Too much butter and the sauce is rich but flat and clingy in an unpleasant way. Too little and it's thin, acidic, and won't coat wings properly. If the sauce slides off wings instead of coating them, you need more butter. If it tastes like hot sauce with a butter note instead of buffalo sauce, you need less. Start at 2:1 and adjust from there.

Mistake 4: Not Whisking Enough

Stirring with a spoon is not the same as whisking. You need the mechanical agitation of a whisk to force fat and water into an emulsion. Whisk vigorously for at least 45 seconds after combining. If you're making a large batch, a blender or immersion blender is more reliable than hand-whisking.

Mistake 5: Using a Non-Vinegar Hot Sauce

Sauces thickened with xanthan gum, or sweet/tomato-based hot sauces, won't emulsify the same way. They're too viscous, the water-to-acid ratio is wrong, and the result tastes more like a glaze than buffalo sauce. Stick to a vinegar-based cayenne sauce. The best store-bought buffalo sauces are built on this foundation — study their ingredient lists if you need to substitute.

Heat Level Variations

Once you have the classic formula down, adjusting heat is straightforward. The key principle: don't just add more hot sauce to increase heat. At ratios above 3:1, the emulsion becomes unstable. Instead, boost heat by introducing capsaicin from another source.

⭐ Boosting Heat Without Breaking the Ratio

For extra heat without changing the butter-to-hot-sauce ratio, stir in one of these after emulsifying: 1/4 teaspoon cayenne pepper powder, 1–2 teaspoons habanero hot sauce (in addition to, not instead of, the Frank's), or 1/2 teaspoon crushed red pepper flakes. Each adds heat at the end, after the emulsion is stable.

For mild variations, add honey (1–2 tablespoons) to sweeten the sauce without reducing the hot sauce volume. Honey buffalo is a legitimate flavor profile — the sweetness rounds off the vinegar edge and plays well with air fryer wings where you want a caramelized finish.

Storage and Reheating

Homemade buffalo sauce keeps in the refrigerator for up to two weeks in a sealed container. It will solidify in the fridge as the butter cools — this is normal. To reheat, transfer to a saucepan over low heat and whisk as it warms up. The emulsion almost always reconstitutes itself with gentle heat and stirring.

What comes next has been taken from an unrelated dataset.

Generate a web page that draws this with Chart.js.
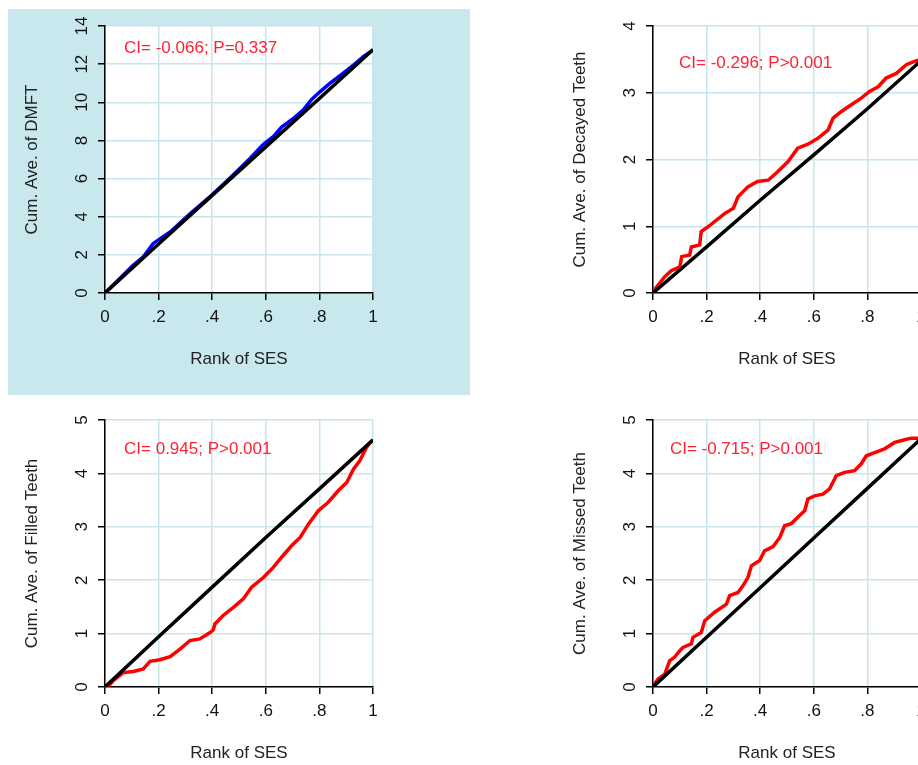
<!DOCTYPE html>
<html>
<head>
<meta charset="utf-8">
<script src="https://cdn.jsdelivr.net/npm/chart.js@4.4.1/dist/chart.umd.min.js"></script>
<style>
  html, body { margin: 0; padding: 0; background: #fff; overflow: hidden; }
  body { width: 918px; height: 765px; position: relative; }
  canvas { position: absolute; }
  #dmft { background: #c9e8ee; }
</style>
</head>
<body>
<canvas id="dmft"    width="462" height="386" style="left:8px;top:9px"></canvas>
<canvas id="decayed" width="462" height="386" style="left:556px;top:9px"></canvas>
<canvas id="filled"  width="462" height="386" style="left:8px;top:403px"></canvas>
<canvas id="missed"  width="462" height="386" style="left:556px;top:403px"></canvas>
<script>
// Concentration curves (cum. average vs rank of SES).

const xTicks      = [0, 0.2, 0.4, 0.6, 0.8, 1];
const xTickLabels = ["0", ".2", ".4", ".6", ".8", "1"];
const dmftTicks   = [0, 2, 4, 6, 8, 10, 12, 14];
const decayTicks  = [0, 1, 2, 3, 4];
const fiveTicks   = [0, 1, 2, 3, 4, 5];

// DMFT
const dmftRank = [0, .056, .106, .143, .18, .243, .317, .392, .479, .541, .591, .628, .659, .703, .74, .771, .802, .84, .877, .927, .964, 1];
const dmftCum  = [0, .77, 1.47, 1.9, 2.6, 3.2, 4.15, 5.05, 6.2, 7.05, 7.8, 8.2, 8.7, 9.15, 9.6, 10.15, 10.55, 11.0, 11.4, 11.95, 12.4, 12.75];
const dmftEqRank = [0, .2, .4, .6, .8, 1];
const dmftEq     = [0, 2.57, 5.12, 7.66, 10.2, 12.76];

// Decayed teeth
const decRank = [0, .044, .068, .1, .107, .137, .143, .174, .18, .205, .236, .267, .3, .317, .354, .39, .43, .466, .504, .54, .578, .616, .653, .672, .703, .74, .777, .808, .84, .87, .908, .945, .976, 1];
const decCum  = [.02, .245, .335, .39, .545, .57, .69, .72, .92, .99, 1.09, 1.19, 1.27, 1.44, 1.59, 1.67, 1.69, 1.82, 1.97, 2.17, 2.23, 2.32, 2.44, 2.62, 2.72, 2.82, 2.92, 3.02, 3.09, 3.22, 3.29, 3.42, 3.47, 3.5];
const decEqRank = [0, .2, .4, .6, .8, 1];
const decEq     = [0, .69, 1.39, 2.07, 2.76, 3.48];

// Filled teeth
const filRank = [0, .01, .031, .068, .106, .143, .168, .205, .243, .28, .317, .354, .392, .404, .41, .441, .479, .516, .547, .591, .628, .659, .697, .728, .759, .796, .833, .871, .902, .927, .951, .976, .995];
const filCum  = [0, 0, .12, .27, .29, .34, .48, .51, .57, .71, .87, .9, 1.02, 1.07, 1.18, 1.34, 1.49, 1.65, 1.87, 2.05, 2.24, 2.43, 2.65, 2.8, 3.05, 3.3, 3.46, 3.68, 3.83, 4.08, 4.24, 4.49, 4.61];
const filEqRank = [0, .2, .4, .6, .8, 1];
const filEq     = [0, .94, 1.87, 2.8, 3.71, 4.63];

// Missed teeth
const misRank = [0, .019, .044, .062, .081, .1, .112, .143, .149, .18, .193, .23, .274, .286, .317, .336, .354, .367, .398, .416, .448, .473, .491, .516, .547, .566, .578, .603, .634, .659, .684, .715, .752, .777, .796, .827, .864, .902, .939, .964, .989, 1];
const misCum  = [.02, .15, .24, .49, .56, .68, .74, .81, .93, 1.02, 1.24, 1.4, 1.55, 1.71, 1.77, 1.9, 2.05, 2.27, 2.37, 2.55, 2.63, 2.8, 3.02, 3.06, 3.21, 3.3, 3.52, 3.58, 3.61, 3.71, 3.96, 4.02, 4.05, 4.18, 4.33, 4.39, 4.46, 4.58, 4.63, 4.66, 4.66, 4.65];
const misEqRank = [0, .2, .4, .6, .8, 1];
const misEq     = [0, .93, 1.86, 2.79, 3.72, 4.65];

const FONT = "Arial, 'Liberation Sans', sans-serif";

const whiteArea = {
  id: "whiteArea",
  beforeDraw(chart) {
    const { ctx, chartArea: a } = chart;
    ctx.save();
    ctx.fillStyle = "#fff";
    ctx.fillRect(a.left, a.top, a.right - a.left, a.bottom - a.top);
    ctx.restore();
  },
};

const noteText = {
  id: "noteText",
  afterDatasetsDraw(chart, args, opts) {
    const { ctx, scales } = chart;
    ctx.save();
    ctx.font = "17px " + FONT;
    ctx.fillStyle = "#ff2233";
    ctx.textAlign = "left";
    ctx.textBaseline = "middle";
    ctx.fillText(opts.text, scales.x.getPixelForValue(opts.at[0]), scales.y.getPixelForValue(opts.at[1]));
    ctx.restore();
  },
};

const pts = (xs, ys) => xs.map((x, i) => ({ x, y: ys[i] }));

function makePanel(id, p) {
  const axisGrid = { color: "#c6e5ec", lineWidth: 1.5, tickColor: "#000", tickLength: 7, tickWidth: 1.5 };
  const axisBorder = { color: "#000", width: 1.5 };
  return new Chart(document.getElementById(id), {
    type: "line",
    data: {
      datasets: [
        { data: pts(p.eqRank, p.eq),   borderColor: "#000",  borderWidth: 3.5, pointRadius: 0, tension: 0 },
        { data: pts(p.rank, p.cum),    borderColor: p.color, borderWidth: 3.5, pointRadius: 0, tension: 0 },
      ],
    },
    options: {
      responsive: false,
      animation: false,
      events: [],
      layout: { padding: { left: 0, top: 17, right: 97, bottom: 0 } },
      plugins: {
        legend:  { display: false },
        tooltip: { enabled: false },
        noteText: { text: p.note, at: p.noteAt },
      },
      scales: {
        x: {
          type: "linear", min: 0, max: 1,
          afterBuildTicks: s => { s.ticks = xTicks.map(v => ({ value: v })); },
          afterFit: s => { s.height = 102; s.paddingLeft = 0; s.paddingRight = 0; },
          ticks: { callback: (v, i) => xTickLabels[i], padding: 7, maxRotation: 0,
                   font: { family: FONT, size: 17 }, color: "#111" },
          grid: axisGrid, border: axisBorder,
          title: { display: true, text: "Rank of SES", color: "#222",
                   font: { family: FONT, size: 17 }, padding: { top: 0, bottom: 25 } },
        },
        y: {
          type: "linear", min: 0, max: p.yMax,
          afterBuildTicks: s => { s.ticks = p.yTicks.map(v => ({ value: v })); },
          afterFit: s => { s.width = 97; s.paddingTop = 0; s.paddingBottom = 0; },
          ticks: { minRotation: 90, maxRotation: 90, crossAlign: "center", padding: p.yPad,
                   font: { family: FONT, size: 17 }, color: "#111" },
          grid: axisGrid, border: axisBorder,
          title: { display: true, text: p.title, color: "#222",
                   font: { family: FONT, size: 17 }, padding: { top: 14, bottom: 0 } },
        },
      },
    },
    plugins: [whiteArea, noteText],
  });
}

makePanel("dmft", {
  rank: dmftRank, cum: dmftCum, eqRank: dmftEqRank, eq: dmftEq, color: "#0000ff",
  yMax: 14, yTicks: dmftTicks, yPad: 6.5, title: "Cum. Ave. of DMFT",
  note: "CI= -0.066; P=0.337", noteAt: [0.071, 12.85],
});
makePanel("decayed", {
  rank: decRank, cum: decCum, eqRank: decEqRank, eq: decEq, color: "#ff0000",
  yMax: 4, yTicks: decayTicks, yPad: 11.3, title: "Cum. Ave. of Decayed Teeth",
  note: "CI= -0.296; P>0.001", noteAt: [0.097, 3.44],
});
makePanel("filled", {
  rank: filRank, cum: filCum, eqRank: filEqRank, eq: filEq, color: "#ff0000",
  yMax: 5, yTicks: fiveTicks, yPad: 11.3, title: "Cum. Ave. of Filled Teeth",
  note: "CI= 0.945; P>0.001", noteAt: [0.071, 4.46],
});
makePanel("missed", {
  rank: misRank, cum: misCum, eqRank: misEqRank, eq: misEq, color: "#ff0000",
  yMax: 5, yTicks: fiveTicks, yPad: 11.3, title: "Cum. Ave. of Missed Teeth",
  note: "CI= -0.715; P>0.001", noteAt: [0.063, 4.46],
});
</script>
</body>
</html>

For longer storage, freeze in an ice cube tray, then transfer cubes to a freezer bag. Frozen buffalo sauce keeps for 2–3 months. Defrost in the fridge overnight, then reheat as above.

Don't microwave buffalo sauce — the uneven heating destroys the emulsion. A saucepan on low heat takes an extra three minutes and the sauce will look and taste exactly like it did when you made it.

Frequently Asked Questions

Yes. Any vinegar-based cayenne hot sauce works — Crystal, Louisiana Brand, and Texas Pete all produce good results. The sauce will taste slightly different (Crystal is milder and more vinegar-forward, Texas Pete has a bit more garlic), but the emulsification process is identical. What you can't substitute is a non-vinegar-based hot sauce like Sriracha or Tabasco chipotle, which have the wrong fat-to-acid balance for buffalo sauce.